Instructions to follow =
Reproduce the data that follows in its entirety, character for character.

BEGIN

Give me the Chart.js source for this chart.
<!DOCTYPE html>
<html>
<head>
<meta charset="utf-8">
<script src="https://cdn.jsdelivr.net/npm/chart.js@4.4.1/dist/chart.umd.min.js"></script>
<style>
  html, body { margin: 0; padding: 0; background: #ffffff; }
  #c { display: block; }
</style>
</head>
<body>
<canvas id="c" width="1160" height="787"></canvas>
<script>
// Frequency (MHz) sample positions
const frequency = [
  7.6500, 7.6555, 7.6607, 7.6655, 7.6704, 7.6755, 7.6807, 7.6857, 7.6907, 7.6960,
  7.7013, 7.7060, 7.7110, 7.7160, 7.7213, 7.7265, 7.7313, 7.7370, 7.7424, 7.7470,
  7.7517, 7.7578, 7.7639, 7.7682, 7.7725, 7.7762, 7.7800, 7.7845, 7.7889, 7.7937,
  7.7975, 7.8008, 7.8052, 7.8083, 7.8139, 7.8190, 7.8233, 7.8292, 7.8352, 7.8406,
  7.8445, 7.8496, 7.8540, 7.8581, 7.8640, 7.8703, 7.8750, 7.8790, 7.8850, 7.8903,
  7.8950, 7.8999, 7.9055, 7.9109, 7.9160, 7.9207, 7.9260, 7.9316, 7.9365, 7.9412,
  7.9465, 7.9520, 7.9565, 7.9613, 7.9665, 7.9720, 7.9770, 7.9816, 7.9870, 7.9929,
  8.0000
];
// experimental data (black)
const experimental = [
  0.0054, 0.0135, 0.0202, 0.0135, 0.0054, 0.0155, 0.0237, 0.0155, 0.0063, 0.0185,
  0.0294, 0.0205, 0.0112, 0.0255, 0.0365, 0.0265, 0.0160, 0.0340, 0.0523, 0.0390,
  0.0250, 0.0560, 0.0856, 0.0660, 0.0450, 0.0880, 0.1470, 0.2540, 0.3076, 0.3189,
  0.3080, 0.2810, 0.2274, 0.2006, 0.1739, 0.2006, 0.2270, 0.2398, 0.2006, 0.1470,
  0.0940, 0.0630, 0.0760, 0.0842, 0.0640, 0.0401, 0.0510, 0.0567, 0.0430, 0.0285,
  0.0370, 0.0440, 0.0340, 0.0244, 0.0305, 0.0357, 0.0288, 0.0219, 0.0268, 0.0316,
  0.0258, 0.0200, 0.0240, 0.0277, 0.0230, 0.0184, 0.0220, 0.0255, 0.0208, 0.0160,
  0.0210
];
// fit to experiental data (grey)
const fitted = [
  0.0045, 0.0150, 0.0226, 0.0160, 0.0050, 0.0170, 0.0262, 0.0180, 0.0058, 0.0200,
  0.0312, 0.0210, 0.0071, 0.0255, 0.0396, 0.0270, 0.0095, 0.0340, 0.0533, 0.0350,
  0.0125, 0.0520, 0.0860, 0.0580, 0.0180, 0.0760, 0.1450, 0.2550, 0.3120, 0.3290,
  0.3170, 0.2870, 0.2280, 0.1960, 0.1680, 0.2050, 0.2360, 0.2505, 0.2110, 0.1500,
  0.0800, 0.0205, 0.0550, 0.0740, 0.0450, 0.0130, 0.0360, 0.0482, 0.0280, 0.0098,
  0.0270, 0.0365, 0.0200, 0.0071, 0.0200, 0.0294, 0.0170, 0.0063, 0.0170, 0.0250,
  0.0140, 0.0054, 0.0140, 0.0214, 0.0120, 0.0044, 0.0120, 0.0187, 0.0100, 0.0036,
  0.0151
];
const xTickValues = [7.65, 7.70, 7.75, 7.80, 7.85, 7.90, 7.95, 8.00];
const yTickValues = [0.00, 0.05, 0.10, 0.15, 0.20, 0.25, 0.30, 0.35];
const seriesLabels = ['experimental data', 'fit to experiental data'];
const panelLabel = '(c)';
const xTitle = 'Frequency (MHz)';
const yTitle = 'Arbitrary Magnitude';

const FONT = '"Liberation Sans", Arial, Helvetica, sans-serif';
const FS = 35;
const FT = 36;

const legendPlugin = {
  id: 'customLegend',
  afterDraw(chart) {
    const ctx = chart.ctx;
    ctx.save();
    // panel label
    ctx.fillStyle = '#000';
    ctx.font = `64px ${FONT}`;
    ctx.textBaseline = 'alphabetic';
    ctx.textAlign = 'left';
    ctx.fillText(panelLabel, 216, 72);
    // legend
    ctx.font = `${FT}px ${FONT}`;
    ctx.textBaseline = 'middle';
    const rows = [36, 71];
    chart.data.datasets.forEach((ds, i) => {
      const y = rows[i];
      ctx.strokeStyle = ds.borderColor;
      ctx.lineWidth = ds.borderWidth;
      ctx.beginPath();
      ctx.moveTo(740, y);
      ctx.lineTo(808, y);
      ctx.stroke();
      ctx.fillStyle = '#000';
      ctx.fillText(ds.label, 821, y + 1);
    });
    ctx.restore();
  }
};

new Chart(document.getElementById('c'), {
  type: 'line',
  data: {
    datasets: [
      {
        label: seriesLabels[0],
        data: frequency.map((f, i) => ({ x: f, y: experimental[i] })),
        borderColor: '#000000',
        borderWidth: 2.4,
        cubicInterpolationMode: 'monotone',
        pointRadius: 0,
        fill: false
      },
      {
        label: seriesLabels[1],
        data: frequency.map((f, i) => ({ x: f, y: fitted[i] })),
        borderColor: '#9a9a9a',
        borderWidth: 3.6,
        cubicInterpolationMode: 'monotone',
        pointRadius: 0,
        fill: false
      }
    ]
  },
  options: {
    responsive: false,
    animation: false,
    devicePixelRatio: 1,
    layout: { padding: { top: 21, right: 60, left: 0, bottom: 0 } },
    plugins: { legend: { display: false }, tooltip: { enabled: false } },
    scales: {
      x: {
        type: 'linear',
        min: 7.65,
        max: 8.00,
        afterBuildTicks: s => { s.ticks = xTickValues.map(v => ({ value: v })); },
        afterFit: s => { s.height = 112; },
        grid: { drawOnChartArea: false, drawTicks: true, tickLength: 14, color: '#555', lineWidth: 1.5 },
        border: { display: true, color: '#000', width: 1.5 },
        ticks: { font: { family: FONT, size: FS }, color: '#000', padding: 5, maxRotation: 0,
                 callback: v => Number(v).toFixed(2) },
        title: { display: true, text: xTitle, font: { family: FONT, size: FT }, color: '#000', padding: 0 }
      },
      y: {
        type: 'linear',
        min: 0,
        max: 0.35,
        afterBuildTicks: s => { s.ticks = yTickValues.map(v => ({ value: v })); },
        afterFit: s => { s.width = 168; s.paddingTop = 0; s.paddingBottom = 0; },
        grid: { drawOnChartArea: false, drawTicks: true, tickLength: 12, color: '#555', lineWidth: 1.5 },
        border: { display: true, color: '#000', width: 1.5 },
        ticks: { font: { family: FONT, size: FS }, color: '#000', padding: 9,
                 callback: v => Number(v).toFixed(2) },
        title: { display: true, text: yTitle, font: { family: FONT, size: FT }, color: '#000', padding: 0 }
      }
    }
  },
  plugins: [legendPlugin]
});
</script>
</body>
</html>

END

Correct response =
Give me the Chart.js source for this chart.
<!DOCTYPE html>
<html>
<head>
<meta charset="utf-8">
<script src="https://cdn.jsdelivr.net/npm/chart.js@4.4.1/dist/chart.umd.min.js"></script>
<style>
  html, body { margin: 0; padding: 0; background: #ffffff; }
  #c { display: block; }
</style>
</head>
<body>
<canvas id="c" width="1160" height="787"></canvas>
<script>
// Frequency (MHz) sample positions
const frequency = [
  7.6500, 7.6555, 7.6607, 7.6655, 7.6704, 7.6755, 7.6807, 7.6857, 7.6907, 7.6960,
  7.7013, 7.7060, 7.7110, 7.7160, 7.7213, 7.7265, 7.7313, 7.7370, 7.7424, 7.7470,
  7.7517, 7.7578, 7.7639, 7.7682, 7.7725, 7.7762, 7.7800, 7.7845, 7.7889, 7.7937,
  7.7975, 7.8008, 7.8052, 7.8083, 7.8139, 7.8190, 7.8233, 7.8292, 7.8352, 7.8406,
  7.8445, 7.8496, 7.8540, 7.8581, 7.8640, 7.8703, 7.8750, 7.8790, 7.8850, 7.8903,
  7.8950, 7.8999, 7.9055, 7.9109, 7.9160, 7.9207, 7.9260, 7.9316, 7.9365, 7.9412,
  7.9465, 7.9520, 7.9565, 7.9613, 7.9665, 7.9720, 7.9770, 7.9816, 7.9870, 7.9929,
  8.0000
];
// experimental data (black)
const experimental = [
  0.0054, 0.0135, 0.0202, 0.0135, 0.0054, 0.0155, 0.0237, 0.0155, 0.0063, 0.0185,
  0.0294, 0.0205, 0.0112, 0.0255, 0.0365, 0.0265, 0.0160, 0.0340, 0.0523, 0.0390,
  0.0250, 0.0560, 0.0856, 0.0660, 0.0450, 0.0880, 0.1470, 0.2540, 0.3076, 0.3189,
  0.3080, 0.2810, 0.2274, 0.2006, 0.1739, 0.2006, 0.2270, 0.2398, 0.2006, 0.1470,
  0.0940, 0.0630, 0.0760, 0.0842, 0.0640, 0.0401, 0.0510, 0.0567, 0.0430, 0.0285,
  0.0370, 0.0440, 0.0340, 0.0244, 0.0305, 0.0357, 0.0288, 0.0219, 0.0268, 0.0316,
  0.0258, 0.0200, 0.0240, 0.0277, 0.0230, 0.0184, 0.0220, 0.0255, 0.0208, 0.0160,
  0.0210
];
// fit to experiental data (grey)
const fitted = [
  0.0045, 0.0150, 0.0226, 0.0160, 0.0050, 0.0170, 0.0262, 0.0180, 0.0058, 0.0200,
  0.0312, 0.0210, 0.0071, 0.0255, 0.0396, 0.0270, 0.0095, 0.0340, 0.0533, 0.0350,
  0.0125, 0.0520, 0.0860, 0.0580, 0.0180, 0.0760, 0.1450, 0.2550, 0.3120, 0.3290,
  0.3170, 0.2870, 0.2280, 0.1960, 0.1680, 0.2050, 0.2360, 0.2505, 0.2110, 0.1500,
  0.0800, 0.0205, 0.0550, 0.0740, 0.0450, 0.0130, 0.0360, 0.0482, 0.0280, 0.0098,
  0.0270, 0.0365, 0.0200, 0.0071, 0.0200, 0.0294, 0.0170, 0.0063, 0.0170, 0.0250,
  0.0140, 0.0054, 0.0140, 0.0214, 0.0120, 0.0044, 0.0120, 0.0187, 0.0100, 0.0036,
  0.0151
];
const xTickValues = [7.65, 7.70, 7.75, 7.80, 7.85, 7.90, 7.95, 8.00];
const yTickValues = [0.00, 0.05, 0.10, 0.15, 0.20, 0.25, 0.30, 0.35];
const seriesLabels = ['experimental data', 'fit to experiental data'];
const panelLabel = '(c)';
const xTitle = 'Frequency (MHz)';
const yTitle = 'Arbitrary Magnitude';

const FONT = '"Liberation Sans", Arial, Helvetica, sans-serif';
const FS = 35;
const FT = 36;

const legendPlugin = {
  id: 'customLegend',
  afterDraw(chart) {
    const ctx = chart.ctx;
    ctx.save();
    // panel label
    ctx.fillStyle = '#000';
    ctx.font = `64px ${FONT}`;
    ctx.textBaseline = 'alphabetic';
    ctx.textAlign = 'left';
    ctx.fillText(panelLabel, 216, 72);
    // legend
    ctx.font = `${FT}px ${FONT}`;
    ctx.textBaseline = 'middle';
    const rows = [36, 71];
    chart.data.datasets.forEach((ds, i) => {
      const y = rows[i];
      ctx.strokeStyle = ds.borderColor;
      ctx.lineWidth = ds.borderWidth;
      ctx.beginPath();
      ctx.moveTo(740, y);
      ctx.lineTo(808, y);
      ctx.stroke();
      ctx.fillStyle = '#000';
      ctx.fillText(ds.label, 821, y + 1);
    });
    ctx.restore();
  }
};

new Chart(document.getElementById('c'), {
  type: 'line',
  data: {
    datasets: [
      {
        label: seriesLabels[0],
        data: frequency.map((f, i) => ({ x: f, y: experimental[i] })),
        borderColor: '#000000',
        borderWidth: 2.4,
        cubicInterpolationMode: 'monotone',
        pointRadius: 0,
        fill: false
      },
      {
        label: seriesLabels[1],
        data: frequency.map((f, i) => ({ x: f, y: fitted[i] })),
        borderColor: '#9a9a9a',
        borderWidth: 3.6,
        cubicInterpolationMode: 'monotone',
        pointRadius: 0,
        fill: false
      }
    ]
  },
  options: {
    responsive: false,
    animation: false,
    devicePixelRatio: 1,
    layout: { padding: { top: 21, right: 60, left: 0, bottom: 0 } },
    plugins: { legend: { display: false }, tooltip: { enabled: false } },
    scales: {
      x: {
        type: 'linear',
        min: 7.65,
        max: 8.00,
        afterBuildTicks: s => { s.ticks = xTickValues.map(v => ({ value: v })); },
        afterFit: s => { s.height = 112; },
        grid: { drawOnChartArea: false, drawTicks: true, tickLength: 14, color: '#555', lineWidth: 1.5 },
        border: { display: true, color: '#000', width: 1.5 },
        ticks: { font: { family: FONT, size: FS }, color: '#000', padding: 5, maxRotation: 0,
                 callback: v => Number(v).toFixed(2) },
        title: { display: true, text: xTitle, font: { family: FONT, size: FT }, color: '#000', padding: 0 }
      },
      y: {
        type: 'linear',
        min: 0,
        max: 0.35,
        afterBuildTicks: s => { s.ticks = yTickValues.map(v => ({ value: v })); },
        afterFit: s => { s.width = 168; s.paddingTop = 0; s.paddingBottom = 0; },
        grid: { drawOnChartArea: false, drawTicks: true, tickLength: 12, color: '#555', lineWidth: 1.5 },
        border: { display: true, color: '#000', width: 1.5 },
        ticks: { font: { family: FONT, size: FS }, color: '#000', padding: 9,
                 callback: v => Number(v).toFixed(2) },
        title: { display: true, text: yTitle, font: { family: FONT, size: FT }, color: '#000', padding: 0 }
      }
    }
  },
  plugins: [legendPlugin]
});
</script>
</body>
</html>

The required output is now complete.